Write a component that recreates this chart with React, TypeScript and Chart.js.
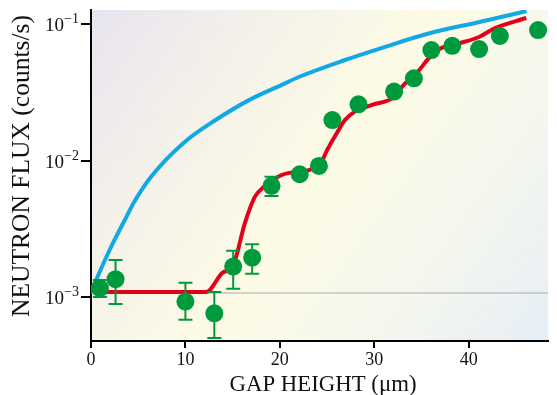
import React, { useEffect, useRef } from 'react';
import { Chart, registerables } from 'chart.js';

Chart.register(...registerables);

const FONT = "'Liberation Serif', 'DejaVu Serif', serif";

// X axis
const xTicks = [0, 10, 20, 30, 40];
const xMin = 0;
const xMax = 48.4;

// Y axis (log)
const yTicks = [1e-3, 1e-2, 1e-1];
const yTickBase = ['10', '10', '10'];
const yTickExp = ['−3', '−2', '−1'];
const yMin = 4.76e-4;
const yMax = 0.1267;

// Measured data (green points)
const pointX = [0.94, 2.6, 10.0, 13.06, 15.06, 17.07, 19.12, 22.1, 24.14, 25.56, 28.33, 32.1, 34.2, 36.05, 38.26, 41.1, 43.3, 47.35];
const pointY = [1.16e-3, 1.35e-3, 9.25e-4, 7.6e-4, 1.67e-3, 1.94e-3, 6.53e-3, 7.93e-3, 9.12e-3, 1.98e-2, 2.58e-2, 3.2e-2, 4.0e-2, 6.45e-2, 6.93e-2, 6.56e-2, 8.17e-2, 9.03e-2];
const errLow: (number | null)[] = [1.0e-3, 8.9e-4, 6.8e-4, 5.0e-4, 1.15e-3, 1.48e-3, 5.5e-3, null, null, null, null, null, null, null, null, null, null, null];
const errHigh: (number | null)[] = [1.33e-3, 1.87e-3, 1.27e-3, 1.09e-3, 2.18e-3, 2.43e-3, 7.6e-3, null, null, null, null, null, null, null, null, null, null, null];

// Blue curve
const blueX = [0.05, 0.42, 1.97, 3.74, 4.57, 6.34, 9.77, 13.2, 16.73, 20.16, 22.0, 26.9, 30.75, 35.95, 41.14, 46.13];
const blueY = [1.1e-3, 1.27e-3, 2.21e-3, 3.85e-3, 4.96e-3, 7.57e-3, 1.34e-2, 1.98e-2, 2.77e-2, 3.57e-2, 4.09e-2, 5.45e-2, 6.67e-2, 8.59e-2, 0.1035, 0.1245];

// Red curve
const redX = [1.0, 12.2, 13.9, 15.06, 16.3, 17.35, 18.3, 20.2, 21.7, 23.1, 24.5, 25.0, 26.1, 26.9, 27.9, 29.7, 32.1, 33.1, 34.5, 35.9, 37.1, 39.1, 41.1, 42.8, 46.1];
const redY = [1.09e-3, 1.09e-3, 1.5e-3, 1.71e-3, 3.48e-3, 5.41e-3, 6.4e-3, 7.83e-3, 8.24e-3, 8.5e-3, 1.01e-2, 1.19e-2, 1.62e-2, 1.98e-2, 2.27e-2, 2.55e-2, 2.92e-2, 3.57e-2, 4.38e-2, 5.73e-2, 6.67e-2, 7.26e-2, 8.04e-2, 9.35e-2, 0.1107];

// Gray reference line
const grayX = [0, 48.4];
const grayY = [1.07e-3, 1.07e-3];

const xTitle = 'GAP HEIGHT (μm)';
const yTitle = 'NEUTRON FLUX (counts/s)';

const GREEN = '#009a3e';
const BLUE = '#12a8e6';
const RED = '#e2001a';

const zip = (xs: number[], ys: number[]) => xs.map((x, i) => ({ x, y: ys[i] }));

const bgPlugin = {
  id: 'bg',
  beforeDraw(chart: any) {
    const { ctx, chartArea: a } = chart;
    ctx.save();
    ctx.fillStyle = '#ffffff';
    ctx.fillRect(0, 0, chart.width, chart.height);
    const g = ctx.createLinearGradient(a.left, a.top, a.right, a.bottom);
    g.addColorStop(0, '#e8e4ef');
    g.addColorStop(0.25, '#f4f1ea');
    g.addColorStop(0.5, '#fdfbe5');
    g.addColorStop(0.75, '#f5f7ee');
    g.addColorStop(1, '#e6eef6');
    ctx.fillStyle = g;
    ctx.fillRect(a.left, a.top, a.right - a.left, a.bottom - a.top);
    ctx.restore();
  },
};

const errPlugin = {
  id: 'errbars',
  beforeDatasetDraw(chart: any, args: any) {
    if (args.index !== 0) return;
    const { ctx, chartArea: a } = chart;
    const xs = chart.scales.x;
    const ys = chart.scales.y;
    ctx.save();
    ctx.beginPath();
    ctx.rect(a.left, a.top, a.right - a.left, a.bottom - a.top);
    ctx.clip();
    ctx.strokeStyle = GREEN;
    ctx.lineWidth = 2;
    pointX.forEach((x, i) => {
      const lo = errLow[i];
      const hi = errHigh[i];
      if (lo == null || hi == null) return;
      const px = xs.getPixelForValue(x);
      const pLo = ys.getPixelForValue(lo);
      const pHi = ys.getPixelForValue(hi);
      ctx.beginPath();
      ctx.moveTo(px, pLo);
      ctx.lineTo(px, pHi);
      ctx.moveTo(px - 7, pLo);
      ctx.lineTo(px + 7, pLo);
      ctx.moveTo(px - 7, pHi);
      ctx.lineTo(px + 7, pHi);
      ctx.stroke();
    });
    ctx.restore();
  },
};

const fitFont = (ctx: any, text: string, target: number) => {
  ctx.font = `20px ${FONT}`;
  const w = ctx.measureText(text).width;
  return (20 * target) / w;
};

const textPlugin = {
  id: 'texts',
  afterDraw(chart: any) {
    const { ctx, chartArea: a } = chart;
    const ys = chart.scales.y;
    ctx.save();
    ctx.fillStyle = '#111';
    // y tick labels with superscript exponents
    ctx.textBaseline = 'alphabetic';
    yTicks.forEach((v, i) => {
      const py = ys.getPixelForValue(v);
      const right = a.left - 12;
      ctx.font = `14px ${FONT}`;
      const ew = ctx.measureText(yTickExp[i]).width;
      ctx.textAlign = 'right';
      ctx.fillText(yTickExp[i], right, py - 1);
      ctx.font = `19px ${FONT}`;
      ctx.fillText(yTickBase[i], right - ew, py + 7);
    });
    // axis titles
    ctx.textAlign = 'center';
    const fx = fitFont(ctx, xTitle, 187);
    ctx.font = `${fx}px ${FONT}`;
    ctx.fillText(xTitle, 323, 391);
    const fy = fitFont(ctx, yTitle, 302);
    ctx.translate(29, 166);
    ctx.rotate(-Math.PI / 2);
    ctx.font = `${fy}px ${FONT}`;
    ctx.fillText(yTitle, 0, 0);
    ctx.restore();
  },
};

export default function App() {
  const ref = useRef<HTMLCanvasElement>(null);
  useEffect(() => {
    document.body.style.margin = '0';
    const canvas = ref.current!;
    const chart = new Chart(canvas, {
      type: 'scatter',
      data: {
        datasets: [
          {
            label: 'data',
            data: zip(pointX, pointY),
            pointRadius: 9,
            pointHoverRadius: 9,
            pointBackgroundColor: GREEN,
            pointBorderColor: GREEN,
            pointBorderWidth: 0,
            showLine: false,
          },
          {
            label: 'red',
            data: zip(redX, redY),
            showLine: true,
            borderColor: RED,
            borderWidth: 4,
            pointRadius: 0,
            cubicInterpolationMode: 'monotone',
          },
          {
            label: 'blue',
            data: zip(blueX, blueY),
            showLine: true,
            borderColor: BLUE,
            borderWidth: 4,
            pointRadius: 0,
            cubicInterpolationMode: 'monotone',
          },
          {
            label: 'gray',
            data: zip(grayX, grayY),
            showLine: true,
            borderColor: '#a9a9a9',
            borderWidth: 1,
            pointRadius: 0,
          },
        ],
      } as any,
      options: {
        animation: false,
        responsive: false,
        devicePixelRatio: 1,
        layout: { padding: { top: 10, right: 0, left: 0, bottom: 0 } },
        plugins: { legend: { display: false }, tooltip: { enabled: false } },
        scales: {
          x: {
            type: 'linear',
            min: xMin,
            max: xMax,
            afterBuildTicks: (s: any) => {
              s.ticks = xTicks.map((v) => ({ value: v }));
            },
            afterFit: (s: any) => {
              s.height = 54;
            },
            grid: { display: true, drawOnChartArea: false, drawTicks: true, tickLength: 7, color: '#000', lineWidth: 2 },
            border: { display: true, color: '#000', width: 2 },
            ticks: { color: '#111', font: { family: FONT, size: 18 }, padding: 1, maxRotation: 0, autoSkip: false },
          },
          y: {
            type: 'logarithmic',
            min: yMin,
            max: yMax,
            afterBuildTicks: (s: any) => {
              s.ticks = yTicks.map((v) => ({ value: v }));
            },
            afterFit: (s: any) => {
              s.width = 91;
            },
            grid: { display: true, drawOnChartArea: false, drawTicks: true, tickLength: 10, color: '#000', lineWidth: 2 },
            border: { display: true, color: '#000', width: 2 },
            ticks: { display: false, autoSkip: false },
          },
        },
      } as any,
      plugins: [bgPlugin, errPlugin, textPlugin],
    });
    return () => chart.destroy();
  }, []);
  return (
    <div style={{ position: 'absolute', left: 0, top: 0, width: 557, height: 395 }}>
      <canvas ref={ref} width={557} height={395} />
    </div>
  );
}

* **WHAT TO PRODUCE**: Write out exactly the lines between the start of the data and the line with "const errHigh: (number", including both, but none of the pictures.

* **COMPLETE OUTPUT**:
Write a component that recreates this chart with React, TypeScript and Chart.js.
import React, { useEffect, useRef } from 'react';
import { Chart, registerables } from 'chart.js';

Chart.register(...registerables);

const FONT = "'Liberation Serif', 'DejaVu Serif', serif";

// X axis
const xTicks = [0, 10, 20, 30, 40];
const xMin = 0;
const xMax = 48.4;

// Y axis (log)
const yTicks = [1e-3, 1e-2, 1e-1];
const yTickBase = ['10', '10', '10'];
const yTickExp = ['−3', '−2', '−1'];
const yMin = 4.76e-4;
const yMax = 0.1267;

// Measured data (green points)
const pointX = [0.94, 2.6, 10.0, 13.06, 15.06, 17.07, 19.12, 22.1, 24.14, 25.56, 28.33, 32.1, 34.2, 36.05, 38.26, 41.1, 43.3, 47.35];
const pointY = [1.16e-3, 1.35e-3, 9.25e-4, 7.6e-4, 1.67e-3, 1.94e-3, 6.53e-3, 7.93e-3, 9.12e-3, 1.98e-2, 2.58e-2, 3.2e-2, 4.0e-2, 6.45e-2, 6.93e-2, 6.56e-2, 8.17e-2, 9.03e-2];
const errLow: (number | null)[] = [1.0e-3, 8.9e-4, 6.8e-4, 5.0e-4, 1.15e-3, 1.48e-3, 5.5e-3, null, null, null, null, null, null, null, null, null, null, null];
const errHigh: (number | null)[] = [1.33e-3, 1.87e-3, 1.27e-3, 1.09e-3, 2.18e-3, 2.43e-3, 7.6e-3, null, null, null, null, null, null, null, null, null, null, null];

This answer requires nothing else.